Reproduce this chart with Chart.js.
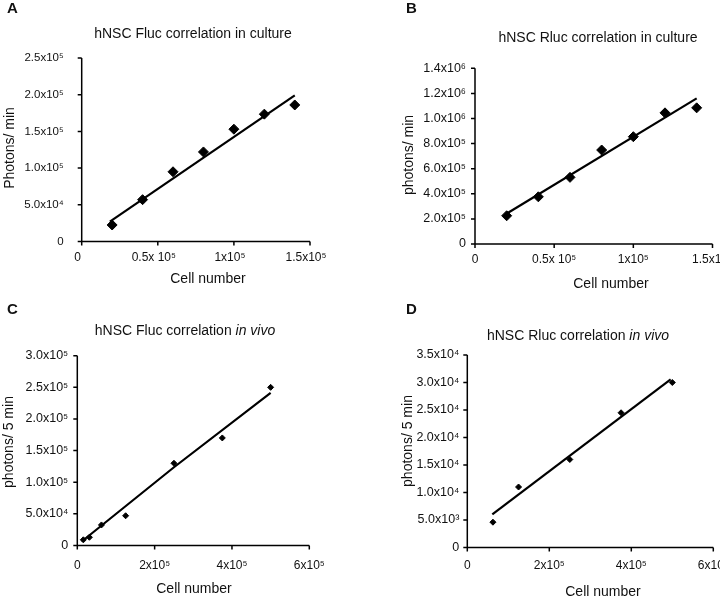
<!DOCTYPE html>
<html>
<head>
<meta charset="utf-8">
<script src="https://cdn.jsdelivr.net/npm/chart.js@4.4.0/dist/chart.umd.min.js"></script>
<style>
    html, body { margin: 0; padding: 0; background: #fff; }
    body { width: 720px; height: 596px; position: relative; overflow: hidden; font-family: "Liberation Sans", Arial, sans-serif; color: #111; }
    .box { position: absolute; }
    .txt { position: absolute; white-space: nowrap; font-size: 14px; transform: translate(-50%, -50%); }
    .rot { transform: translate(-50%, -50%) rotate(-90deg); }
    .letter { position: absolute; font-weight: bold; font-size: 15px; }
</style>
</head>
<body>
<div class="box" style="left:0px;top:0px"><canvas id="chartA" width="360" height="290"></canvas></div>
<div class="box" style="left:360px;top:0px"><canvas id="chartB" width="380" height="290"></canvas></div>
<div class="box" style="left:0px;top:290px"><canvas id="chartC" width="360" height="306"></canvas></div>
<div class="box" style="left:360px;top:290px"><canvas id="chartD" width="380" height="306"></canvas></div>

<div class="letter" style="left:7px;top:-1px">A</div>
<div class="letter" style="left:406px;top:-1px">B</div>
<div class="letter" style="left:7px;top:300px">C</div>
<div class="letter" style="left:406px;top:300px">D</div>

<div class="txt" style="left:193px;top:33px">hNSC Fluc correlation in culture</div>
<div class="txt" style="left:598px;top:37px">hNSC Rluc correlation in culture</div>
<div class="txt" style="left:185px;top:330px">hNSC Fluc correlation <i>in vivo</i></div>
<div class="txt" style="left:578px;top:335px">hNSC Rluc correlation <i>in vivo</i></div>

<div class="txt rot" style="left:9px;top:148px">Photons/ min</div>
<div class="txt rot" style="left:408px;top:155px">photons/ min</div>
<div class="txt rot" style="left:8px;top:442px">photons/ 5 min</div>
<div class="txt rot" style="left:407px;top:441px">photons/ 5 min</div>

<div class="txt" style="left:208px;top:278px">Cell number</div>
<div class="txt" style="left:611px;top:283px">Cell number</div>
<div class="txt" style="left:194px;top:588px">Cell number</div>
<div class="txt" style="left:603px;top:591px">Cell number</div>

<script>
// A - Fluc in culture
const cellsCulture = [20000, 40000, 60000, 80000, 100000, 120000, 140000];
const flucCulture = [22500, 57000, 95000, 122000, 153000, 173500, 186000];
const flucCultureFitX = [18500, 140000];
const flucCultureFitY = [27000, 199000];

// B - Rluc in culture
const rlucCulture = [225000, 376000, 531000, 749000, 855000, 1045000, 1085000];
const rlucCultureFitX = [19600, 140000];
const rlucCultureFitY = [239000, 1160000];

// C - Fluc in vivo
const cellsFlucVivo = [15625, 31250, 62500, 125000, 250000, 375000, 500000];
const flucVivo = [9000, 13000, 32500, 47000, 130000, 170000, 250000];
const flucVivoFitX = [11400, 250000, 500000];
const flucVivoFitY = [6300, 123700, 241300];

// D - Rluc in vivo
const cellsRlucVivo = [62500, 125000, 250000, 375000, 500000];
const rlucVivo = [4600, 11000, 16000, 24500, 30000];
const rlucVivoFitX = [61000, 496000];
const rlucVivoFitY = [6040, 30580];

// tick values and labels
const xTicksCulture = [0, 50000, 100000, 150000];
const xLabelsCulture = ["0", "0.5x 10\u2075", "1x10\u2075", "1.5x10\u2075"];
const xTicksVivo = [0, 200000, 400000, 600000];
const xLabelsVivo = ["0", "2x10\u2075", "4x10\u2075", "6x10\u2075"];

const yTicksA = [0, 50000, 100000, 150000, 200000, 250000];
const yLabelsA = ["0", "5.0x10\u2074", "1.0x10\u2075", "1.5x10\u2075", "2.0x10\u2075", "2.5x10\u2075"];
const yTicksB = [0, 200000, 400000, 600000, 800000, 1000000, 1200000, 1400000];
const yLabelsB = ["0", "2.0x10\u2075", "4.0x10\u2075", "6.0x10\u2075", "8.0x10\u2075", "1.0x10\u2076", "1.2x10\u2076", "1.4x10\u2076"];
const yTicksC = [0, 50000, 100000, 150000, 200000, 250000, 300000];
const yLabelsC = ["0", "5.0x10\u2074", "1.0x10\u2075", "1.5x10\u2075", "2.0x10\u2075", "2.5x10\u2075", "3.0x10\u2075"];
const yTicksD = [0, 5000, 10000, 15000, 20000, 25000, 30000, 35000];
const yLabelsD = ["0", "5.0x10\u00b3", "1.0x10\u2074", "1.5x10\u2074", "2.0x10\u2074", "2.5x10\u2074", "3.0x10\u2074", "3.5x10\u2074"];

function pairs(xs, ys) {
    return xs.map((x, i) => ({ x: x, y: ys[i] }));
}

// axis lines + outward tick marks, drawn last through the scales' pixel mapping
const axisLines = {
    id: "axisLines",
    afterDraw(chart) {
        const ctx = chart.ctx, a = chart.chartArea;
        const xs = chart.scales.x, ys = chart.scales.y;
        ctx.save();
        ctx.globalCompositeOperation = "source-over";
        ctx.setLineDash([]);
        ctx.strokeStyle = "#000";
        ctx.lineWidth = 1.5;
        ctx.beginPath();
        ctx.moveTo(a.left, a.top);
        ctx.lineTo(a.left, a.bottom);
        ctx.lineTo(a.right, a.bottom);
        xs.ticks.forEach(t => {
            let px = xs.getPixelForValue(t.value);
            ctx.moveTo(px, a.bottom);
            ctx.lineTo(px, a.bottom + 4);
        });
        ys.ticks.forEach(t => {
            let py = ys.getPixelForValue(t.value);
            ctx.moveTo(a.left, py);
            ctx.lineTo(a.left - 4, py);
        });
        ctx.stroke();
        ctx.restore();
    }
};

function axis(ticks, labels, extra) {
    return {
        type: "linear",
        min: ticks[0],
        max: ticks[ticks.length - 1],
        afterBuildTicks: s => { s.ticks = ticks.map(v => ({ value: v })); },
        afterFit: extra.fit,
        border: { display: false },
        grid: { display: false, drawTicks: true, tickLength: 4 },
        ticks: {
            color: "#111",
            font: { size: extra.fontSize },
            padding: extra.pad,
            labelOffset: extra.shift || 0,
            maxRotation: 0,
            autoSkip: false,
            callback: (v, i) => labels[i]
        }
    };
}

function panel(id, p) {
    new Chart(document.getElementById(id), {
        type: "scatter",
        data: {
            datasets: [
                {
                    data: p.points,
                    pointStyle: "rectRot",
                    pointRadius: p.radius,
                    backgroundColor: "#000",
                    borderColor: "#000",
                    borderWidth: 1
                },
                {
                    data: p.fit,
                    showLine: true,
                    pointRadius: 0,
                    borderColor: "#000",
                    borderWidth: 2.2,
                    fill: false
                }
            ]
        },
        options: {
            responsive: false,
            animation: false,
            devicePixelRatio: 1,
            layout: { padding: { top: p.top, right: p.right, left: 0, bottom: 0 } },
            plugins: { legend: { display: false }, tooltip: { enabled: false } },
            scales: {
                x: axis(p.xTicks, p.xLabels, { fit: s => { s.height = p.xHeight; }, fontSize: 12, pad: p.xPad, shift: p.xShift }),
                y: axis(p.yTicks, p.yLabels, { fit: s => { s.width = p.yWidth; }, fontSize: p.yFont, pad: p.yPad })
            }
        },
        plugins: [axisLines]
    });
}

Chart.defaults.font.family = "'Liberation Sans', Arial, sans-serif";

panel("chartA", {
    points: pairs(cellsCulture, flucCulture), fit: pairs(flucCultureFitX, flucCultureFitY), radius: 5,
    xTicks: xTicksCulture, xLabels: xLabelsCulture, yTicks: yTicksA, yLabels: yLabelsA,
    top: 58, right: 50, yWidth: 81.7, xHeight: 48.5, xPad: 5, xShift: -4, yPad: 14, yFont: 11.5
});
panel("chartB", {
    points: pairs(cellsCulture, rlucCulture), fit: pairs(rlucCultureFitX, rlucCultureFitY), radius: 5,
    xTicks: xTicksCulture, xLabels: xLabelsCulture, yTicks: yTicksB, yLabels: yLabelsB,
    top: 68.3, right: 27.5, yWidth: 115, xHeight: 46, xPad: 4, yPad: 5, yFont: 12.5
});
panel("chartC", {
    points: pairs(cellsFlucVivo, flucVivo), fit: pairs(flucVivoFitX, flucVivoFitY), radius: 3,
    xTicks: xTicksVivo, xLabels: xLabelsVivo, yTicks: yTicksC, yLabels: yLabelsC,
    top: 65.7, right: 50.7, yWidth: 77.3, xHeight: 50.5, xPad: 9, yPad: 5, yFont: 12.5
});
panel("chartD", {
    points: pairs(cellsRlucVivo, rlucVivo), fit: pairs(rlucVivoFitX, rlucVivoFitY), radius: 3,
    xTicks: xTicksVivo, xLabels: xLabelsVivo, yTicks: yTicksD, yLabels: yLabelsD,
    top: 65, right: 26.7, yWidth: 107.3, xHeight: 48.5, xPad: 7, yPad: 4, yFont: 12.5
});
</script>
</body>
</html>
============================================================
# REQUIREMENT
Return exactly what appears from the opening line of the material through the line with "Rluc correlation <i>in vivo</i></div>", apart from the pictures.

# EXERCISE ANSWER
Reproduce this chart with Chart.js.
<!DOCTYPE html>
<html>
<head>
<meta charset="utf-8">
<script src="https://cdn.jsdelivr.net/npm/chart.js@4.4.0/dist/chart.umd.min.js"></script>
<style>
    html, body { margin: 0; padding: 0; background: #fff; }
    body { width: 720px; height: 596px; position: relative; overflow: hidden; font-family: "Liberation Sans", Arial, sans-serif; color: #111; }
    .box { position: absolute; }
    .txt { position: absolute; white-space: nowrap; font-size: 14px; transform: translate(-50%, -50%); }
    .rot { transform: translate(-50%, -50%) rotate(-90deg); }
    .letter { position: absolute; font-weight: bold; font-size: 15px; }
</style>
</head>
<body>
<div class="box" style="left:0px;top:0px"><canvas id="chartA" width="360" height="290"></canvas></div>
<div class="box" style="left:360px;top:0px"><canvas id="chartB" width="380" height="290"></canvas></div>
<div class="box" style="left:0px;top:290px"><canvas id="chartC" width="360" height="306"></canvas></div>
<div class="box" style="left:360px;top:290px"><canvas id="chartD" width="380" height="306"></canvas></div>

<div class="letter" style="left:7px;top:-1px">A</div>
<div class="letter" style="left:406px;top:-1px">B</div>
<div class="letter" style="left:7px;top:300px">C</div>
<div class="letter" style="left:406px;top:300px">D</div>

<div class="txt" style="left:193px;top:33px">hNSC Fluc correlation in culture</div>
<div class="txt" style="left:598px;top:37px">hNSC Rluc correlation in culture</div>
<div class="txt" style="left:185px;top:330px">hNSC Fluc correlation <i>in vivo</i></div>
<div class="txt" style="left:578px;top:335px">hNSC Rluc correlation <i>in vivo</i></div>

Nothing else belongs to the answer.